PhoenixNAP is still inexpensive compared to most of the industry, but somewhere between half again as expensive and twice as expensive as Hetzner. But they give you a perfectly normal subnet that you can feed directly to the machine and, eg, set up a perfectly normal bridge adapter that you use to put VMs on public-facing IPs. Again, this may not be something you need, but it’s something to be aware of if you do.

How much does this kinda thing cost? Well, this server is on PhoenixNAP, and it runs me about $150/mo. That roughly $150/mo gets me a /29 IPv4 subnet (8 IP addresses, meaning 5 usable-by-me IP addresses after you deduct the network, broadcast, and gateway addresses) , 64GIB RAM, a Xeon E-2276G (6 cores / 12 threads at 3.1GHz), and two 1TB SSDs (one Intel NVMe, one Samsung 860 Pro).

I’ve got another customer at Hetzner with a pretty similar hardware loadout, and they’re paying about $90/mo as I recall… but I’m not kidding about how obnoxious that network setup at Hetzner is; I needed to run VMs there (as I do here; we’re actually operating on a VM on the bare metal host I described) and I ended up just saying to hell with public facing AT ALL, because that client was OK with just accessing their stuff via WireGuard to the host only.

Hope this helps.

1 Like

I do want to emphasize that while Hetzner is the only provider I’m aware of that’s as cheap as Hetzner is, there are quite a few options in roughly the same ballpark as PhoenixNAP, so don’t be afraid to shop around.

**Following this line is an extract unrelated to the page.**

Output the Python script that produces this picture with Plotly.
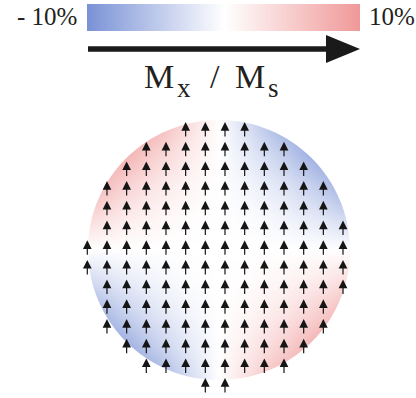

Liquidweb (used to be iWeb) is a bare metal provider I used extensively before the rise of Linode and similar services, and they’re around the same price point as PhoenixNAP in general.

But the other thing is, if you’re bargain-hunting, you REALLY need to shop around, because all these providers will have older machines with less CPU firepower that they will let go for a LOT less than they charge for their more bread-and-butter brand-new systems. What inventory they have on special will be different from week to week, so… yeah, don’t be afraid to shop around, even if you think you already “know” what the best provider is.